While earlier, under ‘Special Circumstances’, a member was required to clarify the reasons for partial withdrawals with regards to continuous unemployment, epidemic, natural calamity, or closures of establishments, which led to rejection of claims, members can now apply without assigning any reason under this category.


Key highlights


With withdrawal limits relaxed, education withdrawals have been allowed up to 10 times and marriage up to 5 times from the existing limit of a total of 3 partial withdrawals for marriage and education included. 


The requirement of minimum service has now been uniformly reduced to only 12 months from the existing 2 months for all partial withdrawals. The period for availing final pension withdrawal has also been changed from the existing 2 months to 36 months. 


The liberalisation of partial withdrawals ensures members can meet immediate financial needs without compromising their retirement savings or pension entitlements, the statement added.


Further, a provision has been made for earmarking 25 per cent of the contributions in the members’ account as ‘Minimum Balance’ to be maintained by the member at all times. 

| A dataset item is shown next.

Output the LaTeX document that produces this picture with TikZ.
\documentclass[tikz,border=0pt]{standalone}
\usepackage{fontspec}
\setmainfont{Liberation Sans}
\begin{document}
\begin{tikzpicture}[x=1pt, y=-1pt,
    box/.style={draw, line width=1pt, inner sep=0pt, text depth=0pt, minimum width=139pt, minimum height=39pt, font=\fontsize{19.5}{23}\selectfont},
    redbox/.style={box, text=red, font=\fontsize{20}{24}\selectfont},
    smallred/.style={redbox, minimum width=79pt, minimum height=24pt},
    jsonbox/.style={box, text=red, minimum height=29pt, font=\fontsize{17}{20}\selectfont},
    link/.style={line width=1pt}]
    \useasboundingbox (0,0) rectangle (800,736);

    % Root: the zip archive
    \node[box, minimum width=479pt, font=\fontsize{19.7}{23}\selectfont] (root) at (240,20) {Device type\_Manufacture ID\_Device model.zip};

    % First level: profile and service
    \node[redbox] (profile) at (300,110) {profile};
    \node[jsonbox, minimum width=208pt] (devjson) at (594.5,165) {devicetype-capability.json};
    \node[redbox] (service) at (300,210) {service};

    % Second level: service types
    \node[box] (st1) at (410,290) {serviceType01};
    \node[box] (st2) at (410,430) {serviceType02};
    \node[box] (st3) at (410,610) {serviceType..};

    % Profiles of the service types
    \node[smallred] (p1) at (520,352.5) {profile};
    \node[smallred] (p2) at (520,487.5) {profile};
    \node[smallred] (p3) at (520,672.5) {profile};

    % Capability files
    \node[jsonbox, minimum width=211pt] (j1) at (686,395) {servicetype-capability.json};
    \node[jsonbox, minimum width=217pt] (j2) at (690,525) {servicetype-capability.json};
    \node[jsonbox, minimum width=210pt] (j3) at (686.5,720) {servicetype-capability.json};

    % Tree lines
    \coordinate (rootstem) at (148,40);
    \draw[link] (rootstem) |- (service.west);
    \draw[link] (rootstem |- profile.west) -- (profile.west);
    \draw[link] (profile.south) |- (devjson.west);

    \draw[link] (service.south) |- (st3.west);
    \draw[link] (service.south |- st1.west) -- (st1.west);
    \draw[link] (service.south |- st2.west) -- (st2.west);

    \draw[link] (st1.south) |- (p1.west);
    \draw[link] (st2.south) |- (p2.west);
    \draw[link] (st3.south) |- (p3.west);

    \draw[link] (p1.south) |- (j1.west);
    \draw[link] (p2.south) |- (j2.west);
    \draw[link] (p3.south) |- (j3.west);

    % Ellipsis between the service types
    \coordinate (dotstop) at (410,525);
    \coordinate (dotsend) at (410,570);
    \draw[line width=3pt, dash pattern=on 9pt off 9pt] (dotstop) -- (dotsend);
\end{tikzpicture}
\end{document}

The EPFO has also rolled out the ‘Vishwas Scheme’ to reduce litigation through rationalised penal damages. As of May 2025, outstanding penal damages stand at ₹2,406 crore, with over 6,000 cases pending across forums, including High Courts, CGITs and the Supreme Court, said the ministry.


Further, nearly 21,000 potential litigation cases are pending under EPFO’s e-proceedings portal. “Under the Vishwas Scheme, the rate of penal damages will be reduced to a flat rate of 1 per cent per month, except for a graded rate of 0.25 per cent for default up to 2 months and 0.50 per cent for default up to 4 months. The scheme shall remain in operation for six months and is extendable by another six months,” the statement added.


The Central Board has also approved the selection of four Fund Managers for managing the debt portfolio of EPFO for a period of five years to help safeguard and enhance returns on members’ provident fund savings in line with the organisation’s long-term investment objective.